Однажды отец Павлика пришел домой взволнованный и рассказал, что его приняли в кандидаты партии. «В кандидаты? — удивился тогда Павлик. — Почему не в члены?» Отец ответил: «Это испытательный срок, понимаешь? За это время я должен доказать, смогу ли я быть достойным членом партии, самой передовой, самой сильной и самой преданной интересам рабочего класса всего мира». Как правильно сказал тогда отец: здесь, в Париже, есть много, очень много патриотов, но преданней коммунистов нет! Их расстреливают, вешают, а они не склоняют головы. Каждый день Павлик слышал звон цепей в коридоре и не сомневался, что среди этих заключенных больше всего коммунистов. Он их не видел, но, перестукиваясь с ними, знал все, что происходит в камерах. Об одном он только не знал и не догадывался: не знал он, что тюрьма объявила голодовку в знак протеста против неслыханного издевательства Шульца над ним, Павликом.

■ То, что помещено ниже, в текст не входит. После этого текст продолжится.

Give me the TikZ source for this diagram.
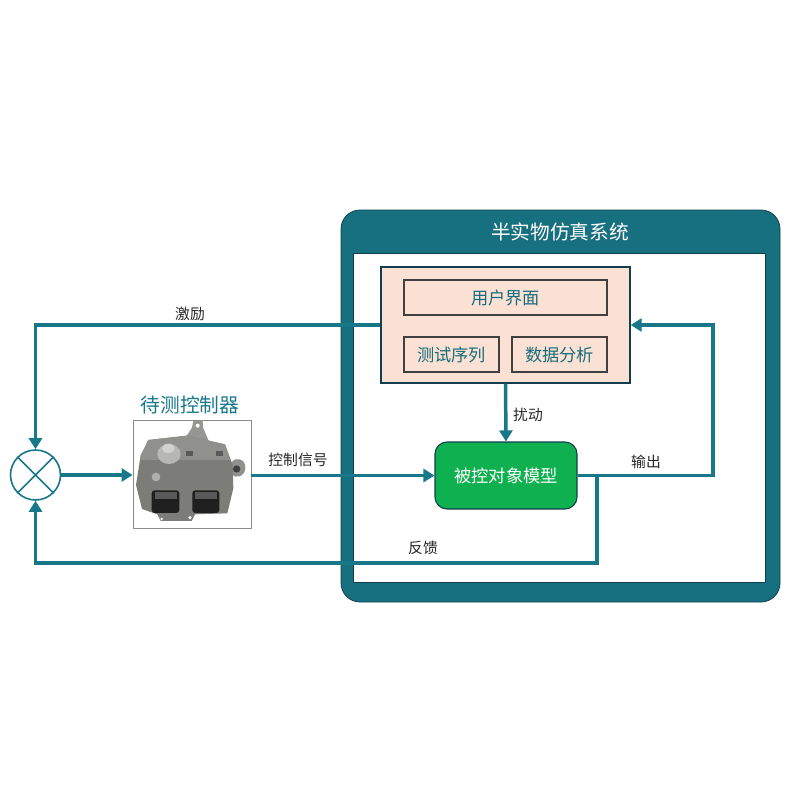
\documentclass[tikz,border=0pt]{standalone}
\usepackage{fontspec}
\setmainfont{Noto Sans CJK SC}
\usetikzlibrary{arrows.meta,calc}
\definecolor{teal1}{HTML}{18788A}
\definecolor{framecol}{HTML}{17707F}
\definecolor{tealdark}{HTML}{123F4F}
\definecolor{pinkfill}{HTML}{FBE1D3}
\definecolor{greenfill}{HTML}{0FB04F}
\definecolor{bodygray}{HTML}{7C7C78}
\tikzset{
 conn/.style={draw=teal1,line width=3.5pt,-{Triangle[length=11pt,width=13pt]}},
 innerbox/.style={draw=black!75,line width=1.3pt,fill=pinkfill,text=teal1!90!black,font=\fontsize{17.2}{19}\selectfont,inner sep=0pt,minimum height=35pt,anchor=center},
 lab/.style={text=black!85,font=\fontsize{14.8}{16}\selectfont,inner sep=0pt},
}
\begin{document}
\begin{tikzpicture}[x=1pt,y=-1pt]
\useasboundingbox (0,0) rectangle (800,800);
% frame
\node[draw=tealdark,line width=0.8pt,fill=framecol,rounded corners=19pt,minimum width=439pt,minimum height=392pt,inner sep=0pt] (frame) at (560.5,406) {};
\node[draw=tealdark,line width=0.8pt,fill=white,minimum width=412pt,minimum height=329pt,inner sep=0pt] (inner) at (559,417.5) {};
\node[text=white,font=\fontsize{19.7}{21}\selectfont,inner sep=0pt] (title) at (560,232) {半实物仿真系统};
% user interface block
\node[draw=tealdark,line width=1.4pt,fill=pinkfill,minimum width=249pt,minimum height=116pt,inner sep=0pt] (ui) at (505.5,325) {};
\node[innerbox,minimum width=203pt] (ui1) at (505.5,297.5) {用户界面};
\node[innerbox,minimum width=95pt] (ui2) at (451.5,354.5) {测试序列};
\node[innerbox,minimum width=95pt] (ui3) at (559.5,354.5) {数据分析};
% green
\node[draw=tealdark,line width=1.1pt,fill=greenfill,rounded corners=12pt,minimum width=142pt,minimum height=67pt,inner sep=0pt,text=white,font=\fontsize{17.3}{19}\selectfont] (plant) at (506,475.5) {被控对象模型};
% sum
\node[circle,draw=teal1,line width=1.6pt,fill=white,minimum size=50pt,inner sep=0pt] (sum) at (35.5,475) {};
\draw[teal1,line width=1.6pt] (sum.45) -- (sum.225) (sum.135) -- (sum.315);
% device
\node[draw=black!45,line width=0.8pt,fill=white,minimum width=118pt,minimum height=108pt,inner sep=0pt] (dut) at (192,474) {};
\node[text=teal1,font=\fontsize{19.7}{21}\selectfont,inner sep=0pt] (dutlab) at (190,404.5) {待测控制器};
\begin{scope}[shift={(120,385)},scale=0.3333]
 % bracket
 \fill[bodygray!80] (200,152) -- (216,128) -- (220,108) -- (248,108) -- (250,130) -- (268,172) -- (200,172) -- cycle;
 \fill[white] (233,122) circle (6);
 % lug
 \fill[bodygray!85] (335,232) .. controls (345,215) and (378,220) .. (376,250) .. controls (374,276) and (345,282) .. (335,268) -- cycle;
 \fill[black!75] (350,252) circle (11);
 % body
 \fill[bodygray] (85,165) -- (200,152) -- (315,178) -- (338,240) -- (340,310) -- (322,385) -- (225,388) -- (215,408) -- (122,408) -- (112,388) -- (66,372) -- (48,300) -- (62,212) -- cycle;
 \fill[bodygray!85] (85,165) -- (200,152) -- (315,178) -- (330,225) -- (62,225) -- (62,212) -- cycle;
 % knob
 \fill[bodygray!55] (147,207) ellipse (35 and 30);
 \fill[bodygray!35] (145,190) ellipse (19 and 14);
 \fill[black!65] (198,198) rectangle (218,214);
 \fill[black!65] (288,198) rectangle (308,214);
 \fill[bodygray!60] (108,276) circle (13);
 % connectors
 \fill[black!88,rounded corners=3pt] (95,316) rectangle (178,384);
 \fill[black!88,rounded corners=3pt] (217,316) rectangle (298,384);
 \fill[black!65] (104,322) rectangle (170,342);
 \fill[black!65] (225,322) rectangle (290,342);
 \fill[white] (125,402) circle (4) (210,398) circle (5);
\end{scope}
% connectors
\coordinate (c1) at (sum.north |- ui.west);
\draw[conn] (ui.west) -- (c1) -- (sum.north);
\draw[conn] (sum.east) -- (sum.east -| dut.west);
\draw[conn] (dut.east |- plant.west) -- (plant.west);
\draw[conn] (ui.south) -- (plant.north);
\coordinate (c2) at (713,475.5);
\coordinate (c3) at (713,325);
\draw[conn] (plant.east) -- (c2) -- (c3) -- (ui.east);
\coordinate (j) at (597,475.5);
\coordinate (c4) at (597,563);
\coordinate (c5) at (sum.south |- c4);
\draw[conn] (j) -- (c4) -- (c5) -- (sum.south);
% labels
\node[lab] (l1) at (190,313.5) {激励};
\node[lab] (l2) at (298,459.5) {控制信号};
\node[lab] (l3) at (528,415) {扰动};
\node[lab] (l4) at (646,461.5) {输出};
\node[lab] (l5) at (423,548) {反馈};
\end{tikzpicture}
\end{document}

Трижды в день громыхали кормушки камер: надзиратели приносили завтрак, обед и ужин. Они уговаривали заключенных принять пищу и не раздражать капитана. В ответ на это с утра до позднего вечера с этажа на этаж перекатывались «Марсельеза», «Интернационал» и русская «Катюша».
Это окончательно взбесило Шульца. Он то и дело подходил к глазкам камер и орал: «Я вас всех перестреляю! Дьяволы, сейчас же отмените голодовку!» Заключенные смеялись. Они в один голос требовали прекратить пытки при допросе Павлика, оказать ему срочную медицинскую помощь и перевести в общую камеру. Гестаповец с пеной у рта кричал: «Нет! Не будет по-вашему!» Тогда в двери, в кормушки летели табуреты, столы, тумбочки, параши…
Павлик слышал шум, но не знал, что так встревожило тюрьму. Он несколько раз обращался к своему соседу, но тот на его вопросы отвечал весьма туманно.